How to solve simultaneous equations with both of the equations being quadratic equations.

I'm familiar with how to solve simultaneous equations with 1 quadratic equation but not 2. I've looked all of the internet for a thread that has covered this, but I can't seem to find one. $$\begin{cases} (x+y)^2 = 1\\ \\ (3x+2y)(x-y) = -5 \end{cases}$$ Could someone please describe the process?

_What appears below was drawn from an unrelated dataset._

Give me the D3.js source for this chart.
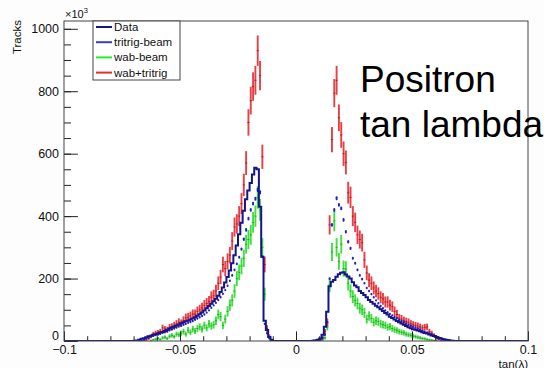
<!DOCTYPE html>
<html>
<head>
<meta charset="utf-8">
<script src="https://cdn.jsdelivr.net/npm/d3@7"></script>
<style>
  body { margin: 0; background: #fdfdfd; }
  svg { display: block; font-family: "Liberation Sans", Arial, sans-serif; }
</style>
</head>
<body>
<svg width="544" height="368"></svg>
<script>
// bin width is 0.001 in tan(lambda); left arrays start at -0.070, right arrays at 0.006
const leftStart = -70;
const rightStart = 6;

const dataLeft = [1,2,4,7,9,12,15,17,20,22, 24,27,29,32,36,40,43,46,50,53, 57,60,63,66,69,72,76,81,86,91,
  98,105,112,119,127,135,145,157,171,187, 205,226,249,275,306,342,379,417,454,482, 506,533,555,550,430,270,65,35,13,3];
const dataRight = [0,1,2,4,8,20,46,94,175,190, 195,206,214,219,220,213,207,200,188,178, 172,160,154,147,140,131,125,119,113,108,
  102,96,90,85,78,74,69,64,60,56, 52,48,44,41,38,36,34,31,28,26, 24,21,18,16,13,10,8,6,4,3, 2,1,0,0];

const tritrigLeft = [0,0,1,2,5,8,11,14,17,19, 21,23,26,28,31,34,37,40,43,46, 49,52,55,58,61,64,68,72,76,80,
  85,91,98,106,114,122,131,140,151,163, 177,193,210,228,247,268,294,326,356,392, 420,440,456,484,476,270,55,25,10,3];
const tritrigRight = [0,1,2,3,5,9,20,60,200,372, 420,457,436,425,388,350,318,297,265,249, 228,210,198,185,170,160,150,140,130,121,
  112,105,98,92,87,82,77,73,68,64, 61,56,52,49,46,43,40,36,33,30, 27,24,21,18,15,12,9,6,4,2, 1,0,0,0];

const wabLeft = [0,0,0,0,0,0,0,2,4,6, 8,5,10,12,8,15,18,14,22,20, 25,30,22,35,28,38,32,40,45,38,
  50,42,55,48,52,65,85,78,50,70, 95,115,130,160,200,220,240,265,310,325, 340,380,400,460,420,300,150,40,10,3];
const wabRight = [0,0,0,1,1,3,10,45,180,285, 385,300,255,310,232,230,185,160,142,130, 120,105,100,90,70,80,72,60,65,62,
  55,52,50,44,46,40,36,34,30,28, 26,22,20,18,16,14,12,10,8,7, 5,4,3,2,1,0,0,0,0,0, 0,0,0,0];

const sumLeft = [0,0,0,0,1,3,8,15,22,25, 27,30,42,38,36,44,46,50,55,60, 57,66,74,76,80,86,86,95,100,106,
  114,120,126,140,145,160,185,205,245,232, 255,275,320,365,375,400,440,500,570,700, 770,815,835,930,850,590,245,40,15,4];
const sumRight = [0,0,1,2,5,12,30,60,372,645, 794,835,715,660,600,572,475,460,400,380, 340,325,315,260,218,195,185,170,160,152,
  140,135,125,125,115,110,95,85,73,70, 65,62,60,55,52,50,48,45,42,44, 45,30,25,18,10,5,2,1,0,0, 0,0,0,0];

const legendNames = ["Data", "tritrig-beam", "wab-beam", "wab+tritrig"];
const xMajor = [-0.1, -0.05, 0, 0.05, 0.1];
const yMajor = [0, 200, 400, 600, 800, 1000];

const colData = "#14148c", colTri = "#1f1fc4", colWab = "#2bdc2b", colSum = "#e52a30";

const svg = d3.select("svg");
const x = d3.scaleLinear().domain([-0.1, 0.1]).range([64, 528]);
const y = d3.scaleLinear().domain([0, 1025]).range([341, 21]);

// put the two halves onto the full -0.1..0.1 axis (200 bins)
function bins(left, right) {
  const out = [];
  for (let i = -100; i < 100; i++) {
    let v = 0;
    if (i >= leftStart && i < leftStart + left.length) v = left[i - leftStart];
    if (i >= rightStart && i < rightStart + right.length) v = right[i - rightStart];
    out.push({ x0: i / 1000, x1: (i + 1) / 1000, v: v });
  }
  return out;
}

const dataBins = bins(dataLeft, dataRight);
const triBins = bins(tritrigLeft, tritrigRight);
const wabBins = bins(wabLeft, wabRight);
const sumBins = bins(sumLeft, sumRight);

svg.append("rect").attr("x", 64).attr("y", 21).attr("width", 464).attr("height", 320).attr("fill", "#fff");

svg.append("clipPath").attr("id", "plot")
  .append("rect").attr("x", 64).attr("y", 21).attr("width", 464).attr("height", 320);
const g = svg.append("g").attr("clip-path", "url(#plot)");

// error bars, half length ~ k*sqrt(n)
function errBars(data, color, mark, k, w) {
  const sel = g.append("g").selectAll("g").data(data.filter(d => d.v > 0)).join("g");
  sel.append("line")
    .attr("x1", d => x((d.x0 + d.x1) / 2)).attr("x2", d => x((d.x0 + d.x1) / 2))
    .attr("y1", d => y(d.v - k * Math.sqrt(d.v))).attr("y2", d => y(d.v + k * Math.sqrt(d.v)))
    .attr("stroke", color).attr("stroke-width", w).attr("stroke-opacity", 0.9);
  sel.append("line")
    .attr("x1", d => x((d.x0 + d.x1) / 2) - 1.1).attr("x2", d => x((d.x0 + d.x1) / 2) + 1.1)
    .attr("y1", d => y(d.v)).attr("y2", d => y(d.v))
    .attr("stroke", mark).attr("stroke-width", 1).attr("stroke-opacity", 0.7);
}

errBars(wabBins, colWab, "#158f15", 1.7, 1.9);
errBars(sumBins, colSum, "#8c1014", 1.6, 1.9);

// tritrig-beam: small blue markers
g.append("g").selectAll("rect")
  .data(triBins.filter(d => d.v > 0))
  .join("rect")
  .attr("x", d => x((d.x0 + d.x1) / 2) - 1)
  .attr("width", 2)
  .attr("y", d => Math.min(y(d.v) - 1.2, y(d.v + 0.3 * Math.sqrt(d.v))))
  .attr("height", d => Math.max(2.4, y(d.v - 0.3 * Math.sqrt(d.v)) - y(d.v + 0.3 * Math.sqrt(d.v))))
  .attr("rx", 1)
  .attr("fill", colTri);

// data: step histogram
const step = d3.line().x(d => x(d.x)).y(d => y(d.v)).curve(d3.curveStepAfter);
const pts = dataBins.map(d => ({ x: d.x0, v: d.v }));
pts.push({ x: 0.1, v: 0 });
g.append("path").attr("d", step(pts)).attr("fill", "none")
  .attr("stroke", colData).attr("stroke-width", 2);

// axes, ROOT style ticks inside the frame
const fs = "12.5px";
svg.append("g").attr("transform", "translate(0,341)")
  .call(d3.axisBottom(x).tickValues(xMajor).tickSize(-9.6).tickPadding(4.5).tickFormat(d3.format("")));
svg.append("g").attr("transform", "translate(0,341)")
  .call(d3.axisBottom(x).tickValues(d3.range(-100, 101, 10).map(d => d / 1000)).tickSize(-4.8).tickFormat(""));
const yAxis = svg.append("g").attr("transform", "translate(64,0)")
  .call(d3.axisLeft(y).tickValues(yMajor).tickSize(-13.9).tickPadding(5).tickFormat(d3.format("d")));
svg.append("g").attr("transform", "translate(64,0)")
  .call(d3.axisLeft(y).tickValues(d3.range(0, 1025, 50)).tickSize(-7).tickFormat(""));
svg.selectAll(".domain").remove();
svg.selectAll(".tick line").attr("stroke", "#222");
svg.selectAll(".tick text").attr("font-size", fs).attr("font-family", "Liberation Sans, Arial, sans-serif").attr("fill", "#111");
// lift the y "0" a little off the x labels
yAxis.selectAll(".tick text").filter(d => d === 0).attr("dy", "-0.12em");

svg.append("rect").attr("x", 64).attr("y", 21).attr("width", 464).attr("height", 320)
  .attr("fill", "none").attr("stroke", "#444").attr("stroke-width", 1);

// axis titles
svg.append("text").attr("transform", "translate(21,20) rotate(-90)")
  .attr("text-anchor", "end").attr("font-size", "11.5px").attr("fill", "#111").text("Tracks");
const exp = svg.append("text").attr("x", 65).attr("y", 18).attr("font-size", "11px").attr("fill", "#111");
exp.append("tspan").text("\u00d710");
exp.append("tspan").attr("font-size", "7.5px").attr("dy", -5).text("3");
svg.append("text").attr("x", 528).attr("y", 367.5).attr("text-anchor", "end")
  .attr("font-size", "11.5px").attr("fill", "#111").text("tan(\u03bb)");

// legend
const lg = svg.append("g");
lg.append("rect").attr("x", 93).attr("y", 21).attr("width", 87).attr("height", 59)
  .attr("fill", "#fff").attr("stroke", "#444").attr("stroke-width", 1);
const legendColors = [colData, "#3a3ad0", "#22f022", colSum];
legendNames.forEach((name, i) => {
  const yy = 27 + i * 15.2;
  lg.append("line").attr("x1", 96).attr("x2", 112).attr("y1", yy).attr("y2", yy)
    .attr("stroke", legendColors[i]).attr("stroke-width", 2);
  lg.append("text").attr("x", 114).attr("y", yy + 4).attr("font-size", "11.5px")
    .attr("fill", "#111").text(name);
});

// big annotation
svg.append("text").attr("x", 360).attr("y", 92).attr("font-size", "37px").attr("fill", "#000").text("Positron");
svg.append("text").attr("x", 360).attr("y", 137).attr("font-size", "37px").attr("fill", "#000").text("tan lambda");
</script>
</body>
</html>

• Neither of these are equations. – Peter Foreman Jul 12 '19 at 7:43
• My bad, accidentally forgot to add RHS. – Henry Page Jul 12 '19 at 7:45
• @HenryPage, Is it not $$3x+2y?$$ – lab bhattacharjee Jul 12 '19 at 7:48
• Equation $1$ implies that $y=-x\pm1$ plug that into equation $2$ and solve for four values of $x$ and hence eight values of $y$ by using $y=-x\pm1$. – Peter Foreman Jul 12 '19 at 7:49
• my bad, again. yes it is – Henry Page Jul 12 '19 at 7:49

What if $$x=0$$
Else set $$y=mx$$ to find $$\dfrac1{-5}=\dfrac{(1+m)^2}{(3+2m)(1-m)}$$ which is a quadratic equation in $$m$$
The first equation is two lines. Treat them separately. First do $$x+y=1$$, substitute into equation 2 for two solutions. Then do $$x+y=-1$$, substitute into equation 2 for two more solutions.